The only Catholic chaplain at the United Kingdom’s Camp Bastion in Afghanistan’s Helmand Province reports that the troops show “a real hunger to know more about the Catholic religion.”
British Army chaplain Fr. David Smith, with the help of the charity Aid to the Church in Need, has provided books about the Catholic faith and prayer cards to help with the pastoral care of 400 service personnel in the Second Battalion of the Mercian Regiment, stationed in Afghanistan’s Helmand province.
The charity has sent the priest prayer cards and copies of YouCat, the Catholic Church’s new youth catechism.

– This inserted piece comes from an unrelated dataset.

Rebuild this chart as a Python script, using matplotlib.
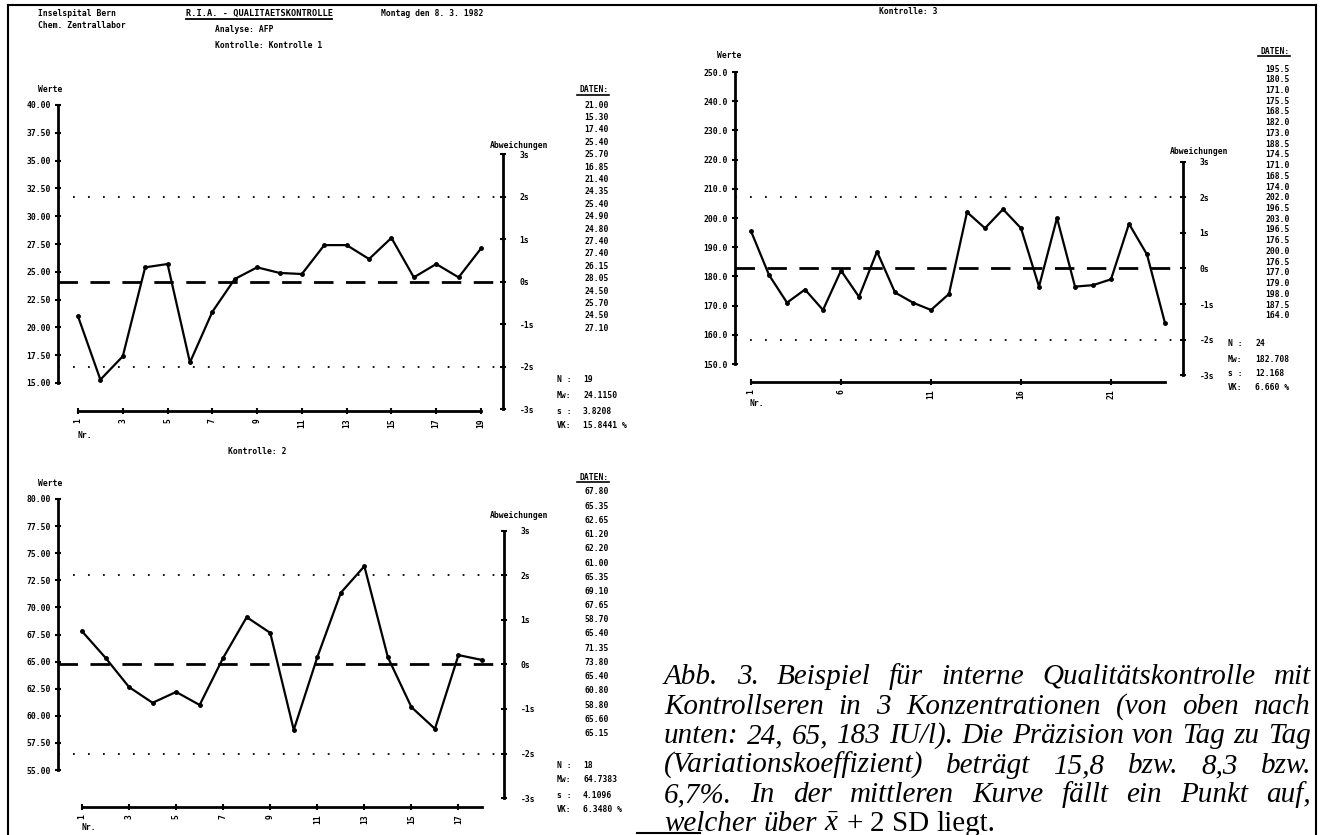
import matplotlib
matplotlib.use("Agg")
import matplotlib.pyplot as plt

W, H = 1321, 835

# --- Kontrolle 1 (oben links) ---
werte1 = [21.00, 15.30, 17.40, 25.40, 25.70, 16.85, 21.40, 24.35, 25.40, 24.90,
          24.80, 27.40, 27.40, 26.15, 28.05, 24.50, 25.70, 24.50, 27.10]
mw1, s1 = 24.1150, 3.8208
yticks1 = [40.00, 37.50, 35.00, 32.50, 30.00, 27.50, 25.00, 22.50, 20.00, 17.50, 15.00]
xlab1 = [1, 3, 5, 7, 9, 11, 13, 15, 17, 19]

# --- Kontrolle 3 (oben rechts) ---
werte3 = [195.5, 180.5, 171.0, 175.5, 168.5, 182.0, 173.0, 188.5, 174.5, 171.0,
          168.5, 174.0, 202.0, 196.5, 203.0, 196.5, 176.5, 200.0, 176.5, 177.0,
          179.0, 198.0, 187.5, 164.0]
mw3, s3 = 182.708, 12.168
yticks3 = [250.0, 240.0, 230.0, 220.0, 210.0, 200.0, 190.0, 180.0, 170.0, 160.0, 150.0]
xlab3 = [1, 6, 11, 16, 21]

# --- Kontrolle 2 (unten links) ---
werte2 = [67.80, 65.35, 62.65, 61.20, 62.20, 61.00, 65.35, 69.10, 67.65, 58.70,
          65.40, 71.35, 73.80, 65.40, 60.80, 58.80, 65.60, 65.15]
mw2, s2 = 64.7383, 4.1096
yticks2 = [80.00, 77.50, 75.00, 72.50, 70.00, 67.50, 65.00, 62.50, 60.00, 57.50, 55.00]
xlab2 = [1, 3, 5, 7, 9, 11, 13, 15, 17]

sig_ticks = [-3, -2, -1, 0, 1, 2, 3]
sig_labels = ["-3s", "-2s", "-1s", "0s", "1s", "2s", "3s"]

caption = [
    "Abb. 3. Beispiel für interne Qualitätskontrolle mit",
    "Kontrollseren in 3 Konzentrationen (von oben nach",
    "unten: 24, 65, 183 IU/l). Die Präzision von Tag zu Tag",
    "(Variationskoeffizient) beträgt 15,8 bzw. 8,3 bzw.",
    "6,7%. In der mittleren Kurve fällt ein Punkt auf,",
]

plt.rcParams["mathtext.fontset"] = "custom"
plt.rcParams["mathtext.it"] = "Liberation Serif:italic"
plt.rcParams["mathtext.rm"] = "Liberation Serif"

PR = dict(family="DejaVu Sans Mono", weight="bold", size=5.8, color="black")

fig = plt.figure(figsize=(W / 100, H / 100), dpi=100)
bg = fig.add_axes([0, 0, 1, 1])
bg.set_xlim(0, W)
bg.set_ylim(H, 0)
bg.axis("off")

# Rahmen
bg.plot([8, 8], [5, 835], color="black", lw=1.5)
bg.plot([8, 1316], [5, 5], color="black", lw=1.5)
bg.plot([1316, 1316], [5, 835], color="black", lw=1.5)
bg.plot([637, 700], [833, 833], color="black", lw=1.5)


def panel(werte, mw, s, yticks, yfmt, xlab, left, right, x1, xn, ytop, ybot, base):
    n = len(werte)
    ux = (xn - x1) / (n - 1)
    uy = (ybot - ytop) / (yticks[0] - yticks[-1])
    top = ytop - 70
    ax = fig.add_axes([left / W, 1 - base / H, (right - left) / W, (base - top) / H])
    ax.patch.set_visible(False)
    ax.set_xlim(1 - (x1 - left) / ux, n + (right - xn) / ux)
    lo = yticks[-1] - (base - ybot) / uy
    hi = yticks[0] + (ytop - top) / uy
    ax.set_ylim(lo, hi)
    for sp in ["top", "right"]:
        ax.spines[sp].set_visible(False)
    ax.spines["left"].set_bounds(yticks[-1], yticks[0])
    ax.spines["bottom"].set_bounds(1, n)
    ax.spines["left"].set_linewidth(2)
    ax.spines["bottom"].set_linewidth(2)
    ax.set_yticks(yticks)
    ax.set_yticklabels([yfmt % v for v in yticks], **PR)
    ax.set_xticks(xlab)
    ax.set_xticklabels([str(v) for v in xlab], rotation=90, **PR)
    ax.tick_params(axis="both", direction="inout", length=4, width=1.5, pad=3)

    ax.axhline(mw, color="black", lw=2, dashes=(7, 4.5))
    ax.axhline(mw + 2 * s, color="black", lw=1.3, linestyle=(0, (1, 7.3)))
    ax.axhline(mw - 2 * s, color="black", lw=1.3, linestyle=(0, (1, 7.3)))
    ax.plot(range(1, n + 1), werte, color="black", lw=1.6, marker="o", ms=2.5)

    ax2 = ax.twinx()
    ax2.patch.set_visible(False)
    ax2.set_ylim((lo - mw) / s, (hi - mw) / s)
    for sp in ["top", "left", "bottom"]:
        ax2.spines[sp].set_visible(False)
    ax2.spines["right"].set_bounds(-3, 3)
    ax2.spines["right"].set_linewidth(2)
    ax2.set_yticks(sig_ticks)
    ax2.set_yticklabels(sig_labels, **PR)
    ax2.tick_params(axis="y", direction="inout", length=4, width=1.5, pad=10)
    return ax


def daten(werte, fmt, x_right, y0, dy, head_y):
    bg.text(x_right, head_y, "DATEN:", ha="right", va="center", **PR)
    bg.plot([x_right - 32, x_right], [head_y + 5, head_y + 5], color="black", lw=1.2)
    for i, v in enumerate(werte):
        bg.text(x_right, y0 + i * dy, fmt % v, ha="right", va="center", **PR)


def stats(werte, mw, s, mfmt, sfmt, vfmt, xl, xv, ys):
    rows = [("N :", "%d" % len(werte)), ("Mw:", mfmt % mw), ("s :", sfmt % s),
            ("VK:", (vfmt % (100 * s / mw)) + " %")]
    for (a, b), y in zip(rows, ys):
        bg.text(xl, y, a, ha="left", va="center", **PR)
        bg.text(xv, y, b, ha="left", va="center", **PR)


# Kopf
bg.text(38, 13, "Inselspital Bern", ha="left", va="center", **PR)
bg.text(38, 26, "Chem. Zentrallabor", ha="left", va="center", **PR)
bg.text(186, 13, "R.I.A. - QUALITAETSKONTROLLE", ha="left", va="center",
        family="DejaVu Sans Mono", weight="bold", size=6.2)
bg.plot([186, 332], [19, 19], color="black", lw=1.3)
bg.text(381, 13, "Montag den 8. 3. 1982", ha="left", va="center", **PR)
bg.text(215, 30, "Analyse: AFP", ha="left", va="center", **PR)
bg.text(215, 46, "Kontrolle: Kontrolle 1", ha="left", va="center", **PR)

# Panel Kontrolle 1
panel(werte1, mw1, s1, yticks1, "%.2f", xlab1, 58, 503, 78, 481, 105, 383, 411)
bg.text(38, 90, "Werte", ha="left", va="center", **PR)
bg.text(490, 145, "Abweichungen", ha="left", va="center", **PR)
bg.text(78, 436, "Nr.", ha="left", va="center", **PR)
daten(werte1, "%.2f", 609, 105, 12.4, 90)
stats(werte1, mw1, s1, "%.4f", "%.4f", "%.4f", 557, 583, [380, 396, 411, 426])

# Panel Kontrolle 3
bg.text(908, 11, "Kontrolle: 3", ha="center", va="center", **PR)
panel(werte3, mw3, s3, yticks3, "%.1f", xlab3, 735, 1183, 751, 1165, 72, 364, 382)
bg.text(717, 55, "Werte", ha="left", va="center", **PR)
bg.text(1170, 151, "Abweichungen", ha="left", va="center", **PR)
bg.text(750, 404, "Nr.", ha="left", va="center", **PR)
daten(werte3, "%.1f", 1290, 69, 10.73, 51)
stats(werte3, mw3, s3, "%.3f", "%.3f", "%.3f", 1228, 1255, [343, 359, 373, 387])

# Panel Kontrolle 2
bg.text(257, 452, "Kontrolle: 2", ha="center", va="center", **PR)
panel(werte2, mw2, s2, yticks2, "%.2f", xlab2, 58, 504, 82, 482, 499, 770, 807)
bg.text(38, 483, "Werte", ha="left", va="center", **PR)
bg.text(490, 516, "Abweichungen", ha="left", va="center", **PR)
bg.text(82, 827, "Nr.", ha="left", va="center", **PR)
daten(werte2, "%.2f", 609, 492, 14.2, 477)
stats(werte2, mw2, s2, "%.4f", "%.4f", "%.4f", 557, 583, [765, 780, 795, 809])

# Bildunterschrift (Blocksatz)
rend = fig.canvas.get_renderer()
FS = 21
CAP = dict(family="Liberation Serif", style="italic", weight="normal", size=FS, color="black")
cx0, cx1 = 664, 1311
base_y = [684, 714, 743, 773, 802]
for line, yb in zip(caption, base_y):
    words = line.split()
    ts = [bg.text(0, yb, w, ha="left", va="baseline", **CAP) for w in words]
    ws = [t.get_window_extent(renderer=rend).width for t in ts]
    gap = (cx1 - cx0 - sum(ws)) / (len(words) - 1)
    x = cx0
    for t, w in zip(ts, ws):
        t.set_x(x)
        x += w + gap

REG = dict(CAP, style="normal")
pieces = [("welcher", CAP), ("über", CAP), (r"$\bar{x}$", CAP), ("+", REG),
          ("2", REG), ("SD", REG), ("liegt.", REG)]
x = cx0
sp = FS * 100 / 72 * 0.25
for txt, st in pieces:
    t = bg.text(x, 831, txt, ha="left", va="baseline", **st)
    x += t.get_window_extent(renderer=rend).width + sp

fig.savefig("out.png", dpi=100, facecolor="white")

Because of these resources, Fr. Smith can hold catechism classes every Friday night followed by the Rosary and Benediction. He celebrates Mass every day and three times on Sunday.
He found that many in the armed forces wanted to know more about their faith.
“Many of these young people have been short-changed by the Catholic education system and have left Catholic school not even knowing what the Blessed Sacrament is,” Fr. Smith told Aid to the Church in Need.
“It’s no wonder so many of them lapse from the practice of their faith. So I decided to try and do something about it.”
Military chaplains work alongside service personnel. They celebrate sacraments, conduct catechesis, and help and support troops who are doing “a very demanding job in the service of their country.”
“No more so than in Afghanistan at the moment,” Fr. Smith said.
Other clergy now in Afghanistan include American Bishop F. Richard Spencer of the Archdiocese for Military Services, who will spend Advent and Christmas ministering to U.S. and NATO troops and U.S. State Department staffers.